On December 6, 2016, Southside Bancshares, Inc. (the “Company”) entered into an underwriting agreement (the “Underwriting Agreement”) with Keefe, Bruyette & Woods, Inc. (the “Underwriter”) to issue and sell 1,900,000 shares of the Company’s common stock, $1.25 par value per share (“Common Stock”), at a public offering price of $36.50 per share in an underwritten public offering (the “Offering”). As part of the Offering, the Company granted the Underwriter a 30-day option to purchase up to an additional 285,000 shares of Common Stock at the public offering price less the underwriting discount (the “Over-Allotment Option”). The Underwriter elected to exercise the Over-Allotment Option in full on December 7, 2016. The Offering was completed on December 9, 2016 pursuant to the terms of the Underwriting Agreement.

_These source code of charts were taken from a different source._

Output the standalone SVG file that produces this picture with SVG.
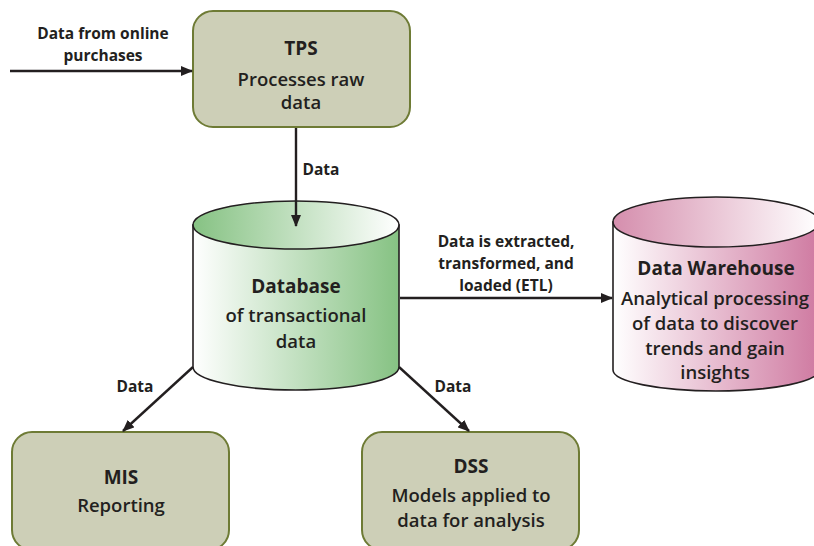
<svg xmlns="http://www.w3.org/2000/svg" width="814" height="546" viewBox="0 0 814 546">
  <defs>
    <style>
      .box { fill: #cdcfb7; stroke: #6e7b35; stroke-width: 2; }
      .cyl { stroke: #231f20; stroke-width: 1.6; }
      .wire { stroke: #231f20; stroke-width: 2.4; fill: none; }
      text { font-family: "Open Sans", "Liberation Sans", sans-serif; fill: #231f20; text-anchor: middle; }
      .title { font-size: 19px; font-weight: 700; }
      .body { font-size: 18.5px; font-weight: 600; }
      .lbl { font-size: 15.5px; font-weight: 700; }
    </style>
    <marker id="arrow" viewBox="0 0 12 10" refX="11" refY="5" markerWidth="12" markerHeight="10" markerUnits="userSpaceOnUse" orient="auto">
      <path d="M0,0 L12,5 L0,10 Z" fill="#231f20"/>
    </marker>
    <linearGradient id="greenBody" x1="0" y1="0" x2="1" y2="0">
      <stop offset="0" stop-color="#ffffff"/>
      <stop offset="1" stop-color="#86c283"/>
    </linearGradient>
    <linearGradient id="greenTop" x1="0" y1="0" x2="1" y2="0">
      <stop offset="0" stop-color="#86c283"/>
      <stop offset="1" stop-color="#ffffff"/>
    </linearGradient>
    <linearGradient id="pinkBody" x1="0" y1="0" x2="1" y2="0">
      <stop offset="0" stop-color="#ffffff"/>
      <stop offset="1" stop-color="#cf7aa1"/>
    </linearGradient>
    <linearGradient id="pinkTop" x1="0" y1="0" x2="1" y2="0">
      <stop offset="0" stop-color="#d58ead"/>
      <stop offset="1" stop-color="#ffffff"/>
    </linearGradient>
  </defs>

  <rect width="814" height="546" fill="#ffffff"/>

  <!-- TPS -->
  <g id="tps">
    <rect class="box" x="193" y="11" width="217" height="116" rx="20" ry="20"/>
    <text class="title" x="301" y="55">TPS</text>
    <text class="body" x="301" y="86">Processes raw</text>
    <text class="body" x="301" y="109">data</text>
  </g>

  <!-- Database cylinder -->
  <g id="database">
    <path class="cyl" fill="url(#greenBody)" d="M193,225 L193,367 A103,23 0 0 0 399,367 L399,225 Z"/>
    <ellipse class="cyl" fill="url(#greenTop)" cx="296" cy="225" rx="103" ry="24"/>
    <text class="title" x="296" y="293">Database</text>
    <text class="body" x="296" y="322">of transactional</text>
    <text class="body" x="296" y="348">data</text>
  </g>

  <!-- Data warehouse cylinder -->
  <g id="warehouse">
    <path class="cyl" fill="url(#pinkBody)" d="M613,222 L613,370 A103,21 0 0 0 819,370 L819,222 Z"/>
    <ellipse class="cyl" fill="url(#pinkTop)" cx="716" cy="222" rx="103" ry="25"/>
    <text class="title" x="716" y="275">Data Warehouse</text>
    <text class="body" x="715" y="305">Analytical processing</text>
    <text class="body" x="715" y="330">of data to discover</text>
    <text class="body" x="715" y="355">trends and gain</text>
    <text class="body" x="715" y="379">insights</text>
  </g>

  <!-- MIS -->
  <g id="mis">
    <rect class="box" x="12" y="432" width="217" height="118" rx="20" ry="20"/>
    <text class="title" x="121" y="484">MIS</text>
    <text class="body" x="121" y="512">Reporting</text>
  </g>

  <!-- DSS -->
  <g id="dss">
    <rect class="box" x="362" y="432" width="217" height="118" rx="20" ry="20"/>
    <text class="title" x="471" y="473">DSS</text>
    <text class="body" x="471" y="502">Models applied to</text>
    <text class="body" x="471" y="527">data for analysis</text>
  </g>

  <!-- connectors, drawn over the shapes -->
  <g id="connectors">
    <line class="wire" x1="10" y1="71" x2="192" y2="71" marker-end="url(#arrow)"/>
    <text class="lbl" x="103" y="39">Data from online</text>
    <text class="lbl" x="103" y="61">purchases</text>

    <line class="wire" x1="296" y1="128" x2="296" y2="226" marker-end="url(#arrow)"/>
    <text class="lbl" x="321" y="175">Data</text>

    <line class="wire" x1="400" y1="298" x2="612" y2="298" marker-end="url(#arrow)"/>
    <text class="lbl" x="506" y="247">Data is extracted,</text>
    <text class="lbl" x="506" y="269">transformed, and</text>
    <text class="lbl" x="506" y="291">loaded (ETL)</text>

    <line class="wire" x1="193" y1="367" x2="123" y2="431" marker-end="url(#arrow)"/>
    <text class="lbl" x="135" y="392">Data</text>

    <line class="wire" x1="399" y1="367" x2="469" y2="431" marker-end="url(#arrow)"/>
    <text class="lbl" x="453" y="392">Data</text>
  </g>
</svg>
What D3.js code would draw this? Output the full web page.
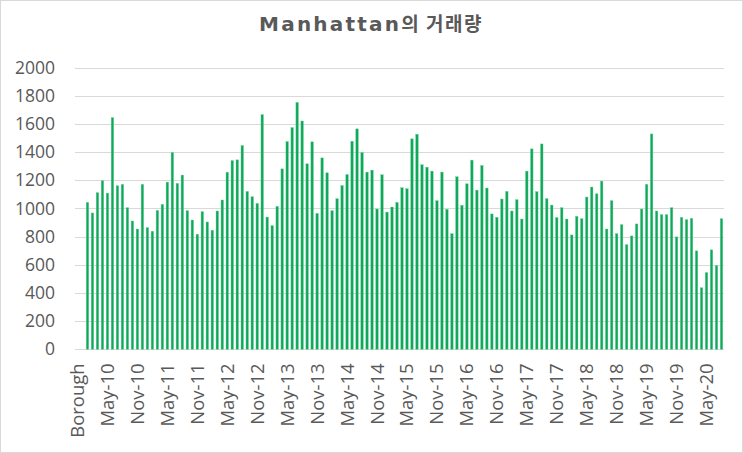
<!DOCTYPE html>
<html>
<head>
<meta charset="utf-8">
<script src="https://cdn.jsdelivr.net/npm/d3@7"></script>
<style>
    body { margin: 0; background: #fff; }
    svg { display: block; }
</style>
</head>
<body>
<svg id="chart"></svg>
<script>
// first two rows of the sheet: the header "Borough" and an empty month
const firstLabels = ["Borough", "Dec-09"];
const monthNames = ["Jan", "Feb", "Mar", "Apr", "May", "Jun", "Jul", "Aug", "Sep", "Oct", "Nov", "Dec"];
const startYear = 2010;
const monthCount = 128; // Jan-10 .. Aug-20

// sales per month, Jan-10 .. Aug-20
const volumes = [
    1043, 968, 1112, 1197, 1109, 1645, 1161, 1171, 1005, 911, 854, 1171,
    864, 838, 986, 1029, 1187, 1397, 1178, 1237, 984, 918, 817, 977,
    904, 845, 982, 1060, 1257, 1340, 1345, 1447, 1121, 1083, 1036, 1666,
    939, 878, 1015, 1281, 1475, 1574, 1753, 1621, 1317, 1473, 965, 1359,
    1253, 984, 1069, 1163, 1241, 1477, 1565, 1397, 1258, 1272, 996, 1239,
    974, 1010, 1043, 1147, 1140, 1494, 1527, 1310, 1293, 1265, 1055, 1258,
    994, 821, 1225, 1022, 1175, 1343, 1130, 1305, 1145, 961, 937, 1067,
    1121, 982, 1062, 925, 1265, 1423, 1119, 1458, 1069, 1024, 935, 1005,
    925, 812, 944, 927, 1081, 1152, 1104, 1194, 854, 1055, 821, 885,
    743, 805, 890, 996, 1171, 1529, 982, 956, 956, 1005, 798, 937,
    920, 930, 699, 437, 545, 706, 595, 927
];

const yTicks = [0, 200, 400, 600, 800, 1000, 1200, 1400, 1600, 1800, 2000];
const titleLatin = "Manhattan";
const titleKorean = "의 거래량";

let categories = firstLabels.slice();
for (let i = 0; i < monthCount; i++) {
    let yr = startYear + Math.floor(i / 12);
    categories.push(monthNames[i % 12] + "-" + String(yr % 100).padStart(2, "0"));
}

let data = categories.map(function (c, i) {
    return {name: c, value: i < firstLabels.length ? null : volumes[i - firstLabels.length]};
});

let width = 743,
    height = 453,
    margin = {top: 67.6, right: 19, bottom: 103.7, left: 75};

let svg = d3.select("#chart")
    .attr("width", width)
    .attr("height", height);

svg.append("rect")
    .attr("x", 0.5)
    .attr("y", 0.5)
    .attr("width", width - 1)
    .attr("height", height - 1)
    .attr("fill", "#fff")
    .attr("stroke", "#d9d9d9");

let x = d3.scaleBand()
    .domain(categories)
    .range([margin.left, width - margin.right])
    .paddingInner(0.5)
    .paddingOuter(0.25);

let y = d3.scaleLinear()
    .domain([0, 2000])
    .range([height - margin.bottom, margin.top]);

// gridlines
svg.append("g")
    .attr("class", "grid")
    .selectAll("line")
    .data(yTicks)
    .enter().append("line")
    .attr("x1", margin.left)
    .attr("x2", width - margin.right)
    .attr("y1", function (d) { return Math.round(y(d)) + 0.5; })
    .attr("y2", function (d) { return Math.round(y(d)) + 0.5; })
    .attr("stroke", "#d9d9d9")
    .attr("stroke-width", 1);

// y axis labels
let yAxis = svg.append("g")
    .attr("transform", "translate(" + (margin.left - 20) + ",0)")
    .call(d3.axisLeft(y).tickValues(yTicks).tickFormat(d3.format("d")).tickSize(0).tickPadding(0));
yAxis.select(".domain").remove();
yAxis.selectAll("text")
    .attr("font-family", "'Open Sans', sans-serif")
    .attr("font-size", "17.5px")
    .attr("fill", "#595959");

// bars
svg.append("g")
    .attr("class", "bars")
    .selectAll("rect")
    .data(data.filter(function (d) { return d.value !== null; }))
    .enter().append("rect")
    .attr("x", function (d) { return x(d.name); })
    .attr("y", function (d) { return y(d.value); })
    .attr("width", x.bandwidth())
    .attr("height", function (d) { return y(0) - y(d.value); })
    .attr("fill", "#0fa85a")
    .attr("stroke", "#5fcf95")
    .attr("stroke-width", 0.4);

// x axis labels, every 6th category
let xAxis = svg.append("g")
    .attr("transform", "translate(0," + (height - margin.bottom) + ")")
    .call(d3.axisBottom(x)
        .tickValues(categories.filter(function (d, i) { return i % 6 === 0; }))
        .tickSize(0));
xAxis.select(".domain").remove();
xAxis.selectAll("text")
    .attr("font-family", "'Open Sans', sans-serif")
    .attr("font-size", "18.5px")
    .attr("fill", "#595959")
    .attr("text-anchor", "end")
    .attr("dy", "0.35em")
    .attr("transform", "translate(0,14) rotate(-90)")
    .attr("x", 0)
    .attr("y", 0);

// title
let title = svg.append("text")
    .attr("x", 371)
    .attr("y", 31)
    .attr("text-anchor", "middle")
    .attr("font-weight", "bold")
    .attr("fill", "#595959");
title.append("tspan")
    .attr("font-family", "'DejaVu Sans', sans-serif")
    .attr("font-size", "20px")
    .attr("letter-spacing", "2.2px")
    .text(titleLatin);
title.append("tspan")
    .attr("font-family", "'Noto Sans CJK KR', sans-serif")
    .attr("font-size", "19px")
    .attr("letter-spacing", "1.5px")
    .text(titleKorean);
</script>
</body>
</html>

The underwriting discounts and commissions were $1.6425 per share sold in the Offering. The net proceeds of the Offering, after underwriting discounts and estimated expenses, and with the Underwriter’s exercise of the Over-Allotment Option, were approximately $75.9 million.

 

The Underwriting Agreement contains customary representations, warranties and agreements of the Company, customary conditions to closing, obligations of the parties and termination provisions. The foregoing description is qualified in its entirety by reference to the Underwriting Agreement, a copy of which is attached hereto as Exhibit 1.1 and incorporated herein by reference.

 

Pursuant to the Underwriting Agreement, directors and certain executive officers of the Company entered into agreements in substantially the form included as an exhibit to the Underwriting Agreement providing for a 90-day “lock-up” period with respect to sales of specified securities, subject to certain exceptions.

 

The offer and sale of shares of Common Stock sold in the Offering were registered under the Securities Act of 1933, as amended, pursuant to an effective shelf registration statement on Form S-3 (Registration No. 333-213580) dated September 12, 2016. The offer and sale of the shares of Common Stock in the Offering are described in the Company’s prospectus constituting a part of the Registration Statement, as supplemented by a final prospectus supplement dated December 6, 2016.

 

Item 9.01 Financial Statements and Exhibits.

 

  (d) Exhibits.

 

Exhibit
Number
  Description
   
1.1   Underwriting Agreement, dated December 6, 2016, by and between the Company and Keefe, Bruyette & Woods, Inc.
     
5.1   Opinion of Alston & Bird LLP regarding the legality of the Common Stock.
     
23.1   Consent of Alston & Bird LLP (included in Exhibit 5.1 filed herewith).

 

   

 

 

SIGNATURES

 

Pursuant to the requirements of the Securities Exchange Act of 1934, the registrant has duly caused this report to be signed on its behalf by the undersigned, hereunto duly authorized.

 

    Southside Bancshares, Inc.
     
  By: /s/ Julie N. Shamburger
    Julie N. Shamburger, CPA
    Executive Vice President and Chief Financial Officer
     
Dated: December 12, 2016    

 

   

 

 

EXHIBIT LIST

 

Exhibit
Number
  Description
     
1.1   Underwriting Agreement, dated December 6, 2016, by and between the Company and Keefe, Bruyette & Woods, Inc.
     
5.1   Opinion of Alston & Bird LLP regarding the legality of the Common Stock.
     
23.1   Consent of Alston & Bird LLP (included in Exhibit 5.1 filed herewith).